The competition in Mexico was a trigger for me. I was furious. When I got back to Paris, I met with a patron, Dominique Senequier, [founder and] president of the private investment company Ardian. I told her that a lot of female talents were invisible and that it would be interesting to do something for them. She encouraged me to set up a prestigious competition for female conductors and said she would finance it.

Q: What impact has the competition had?

A: The impact has been extraordinary. Female conductors are now viewed as a very modern phenomenon. Yet we have to be careful and very vigilant, make sure that it’s not just the young and attractive conductors who are being recruited. There is a flagrant degree of age discrimination in the world of classical music. For that to change, we need more women in management positions.

Q: What was your own experience as a young female conductor in a profession with almost no women?

A: Audiences took it very well. The problem was the condescension of colleagues — of certain male conductors and of the male managers and directors of orchestras and cultural institutions. For them, it was fine to hire women, as long as they were assistant conductors, especially if they were very good assistants.
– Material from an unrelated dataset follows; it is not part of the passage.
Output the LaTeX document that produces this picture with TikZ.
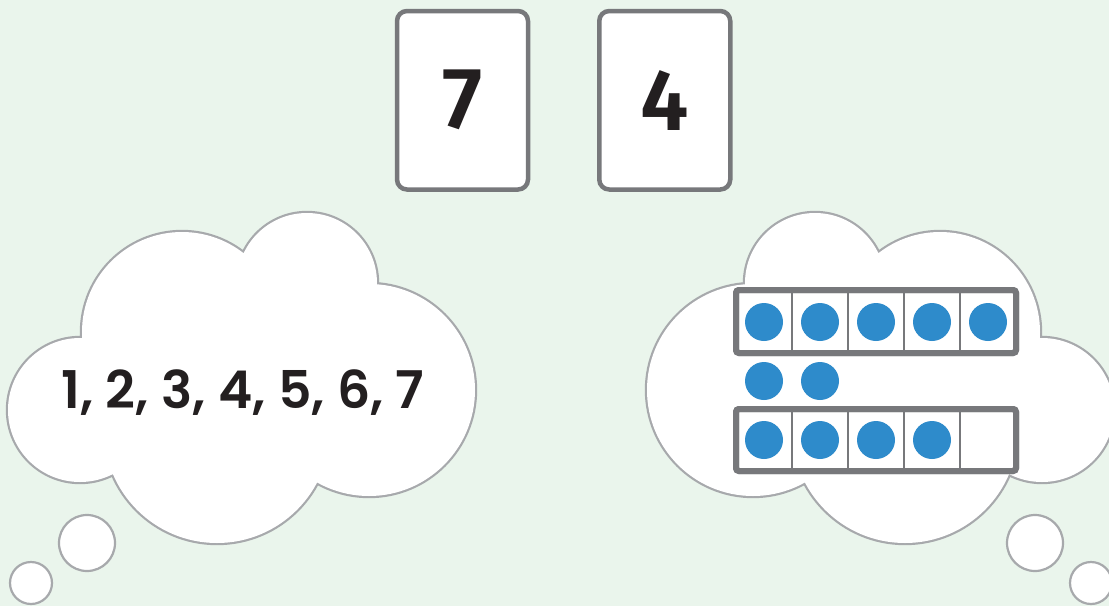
\documentclass[tikz,border=0pt]{standalone}
\usepackage{fontspec}
\setmainfont{Fira Sans}
\newfontfamily\listfont{Poppins SemiBold}
\newfontfamily\cardfont{Fira Sans SemiBold}
\definecolor{bgc}{HTML}{EAF5EC}
\definecolor{cloudgrey}{HTML}{A7A9AC}
\definecolor{framegrey}{HTML}{77787B}
\definecolor{dotblue}{HTML}{2E8BCB}
\definecolor{inkc}{HTML}{231F20}
\begin{document}
\begin{tikzpicture}[x=1pt,y=-1pt,
  card/.style={draw=framegrey,line width=4.5pt,fill=white,rounded corners=10pt,
    minimum width=131pt,minimum height=178.5pt,inner sep=0pt,text=inkc,
    font=\cardfont\fontsize{87}{90}\selectfont},
  cloudedge/.style={draw=cloudgrey,line width=4.4pt},
  bubble/.style={draw=cloudgrey,line width=2.2pt,fill=white},
  tenframe/.style={draw=framegrey,line width=6pt,rounded corners=3pt,fill=white},
  divider/.style={draw=framegrey,line width=2pt},
  counter/.style={circle,fill=dotblue,minimum size=38pt,inner sep=0pt}]
\useasboundingbox (0,0) rectangle (1109,606);
\fill[bgc] (0,0) rectangle (1109,606);
% cards
\node[card] (card7) at (462.5,100.25) {7};
\node[card] (card4) at (664.75,100.25) {4};
% left cloud
\def\leftlobes{(182,332) circle[radius=100] (307,283) circle[radius=70]
  (369,390) circle[radius=106] (217,430) circle[radius=113] (80,410) circle[radius=72]
  (230,380) circle[radius=100]}
\path[cloudedge] \leftlobes;
\fill[white] \leftlobes;
\draw[bubble] (87,543) circle[radius=28];
\draw[bubble] (31,583) circle[radius=21];
\node[font=\listfont\fontsize{52}{60}\selectfont,text=inkc] (list) at (243,393) {1, 2, 3, 4, 5, 6, 7};
% right cloud
\def\rightlobes{(940,332) circle[radius=100] (815,283) circle[radius=70]
  (753,390) circle[radius=106] (905,430) circle[radius=113] (1042,410) circle[radius=72]
  (892,380) circle[radius=100]}
\path[cloudedge] \rightlobes;
\fill[white] \rightlobes;
\draw[bubble] (1035,543) circle[radius=28];
\draw[bubble] (1091,583) circle[radius=21];
% ten frames
\path[tenframe] (736,290) rectangle (1016,353);
\path[tenframe] (736,409) rectangle (1016,471);
\foreach \x in {792,848,904,960}{
  \draw[divider] (\x,291) -- (\x,352);
  \draw[divider] (\x,410) -- (\x,470);
}
\path[tenframe,fill=none] (736,290) rectangle (1016,353);
\path[tenframe,fill=none] (736,409) rectangle (1016,471);
\foreach \i/\x in {1/764,2/820,3/876,4/932,5/988}{
  \node[counter] (top\i) at (\x,322) {};
}
\foreach \i/\x in {1/764,2/820,3/876,4/932}{
  \node[counter] (bot\i) at (\x,440) {};
}
\node[counter] (mid1) at (764,381) {};
\node[counter] (mid2) at (820,381) {};
\end{tikzpicture}
\end{document}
I worked on pieces that the men didn’t want to work on, such as new compositions. I knew that this was a battle I had to wage with a smile, never complaining, never whining. That’s the way it worked.




Q: Why did you set up the Paris Mozart Orchestra?
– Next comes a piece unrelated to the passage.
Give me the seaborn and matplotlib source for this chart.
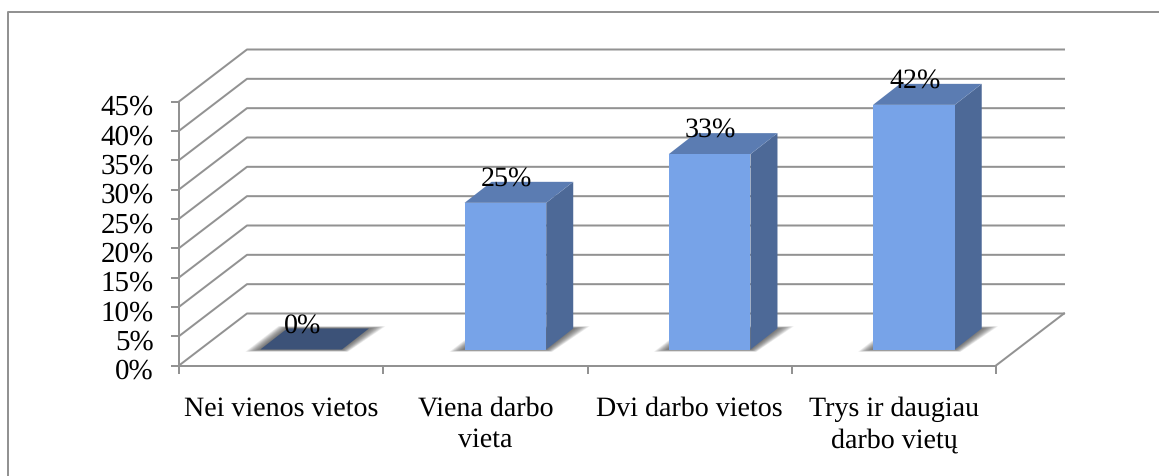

A: In my career, I experienced aggressive behavior on the part of musicians who made my job very hard, orchestras that didn’t want to play at my tempo. It was sometimes very difficult. I wanted to be able to choose the program. And I didn’t want to wait to be chosen.

Q: What did you think of the movie “Tár”?

A: I found it disturbing, yet fascinating. What I like about the movie is that it’s a fable about power: how power can transform human beings, be they men or women. It’s like a Greek tragedy.

Q: Did you feel that it was about you?

A: I don’t think we should be egocentric about it. It’s not because I’m a woman conductor that I felt directly concerned. It’s true that when you’re fighting for the cause of female conductors, it’s disturbing to see a woman who accumulates so many reasons to be hated: who takes advantage of her power, who takes drugs, who flirts with the young women in the orchestra. Of course, if a man behaved in that way, it would be a lot less shocking because we’re used to it.

Q: That kind of male behavior in classical music is now being called out.

A: I think it’s high time for that behavior to stop. Not only is there abuse of power and sexual misconduct, but male conductors are also overpaid. That’s unacceptable given the economic crisis that the world of culture is going through.

Q: You mean the pay gap between male and female orchestra conductors?

A: Yes, but also the pay gap with the musicians in the orchestra. And this incredible disdain that some male conductors have for the musicians that they’re conducting. We need to revolutionize this world from the inside. We need a different set of values.

Q: What do you need to revolutionize?

A: The economics of culture. And the fact that careers are being built on notoriety, so the focus is on boosting people’s fame. There are people who are very famous and who are extraordinary artists, and others who are a little less so. I know extraordinary artists who are not famous at all.

Q: So there’s a cult of personality?

A: Yes — for purely economic reasons.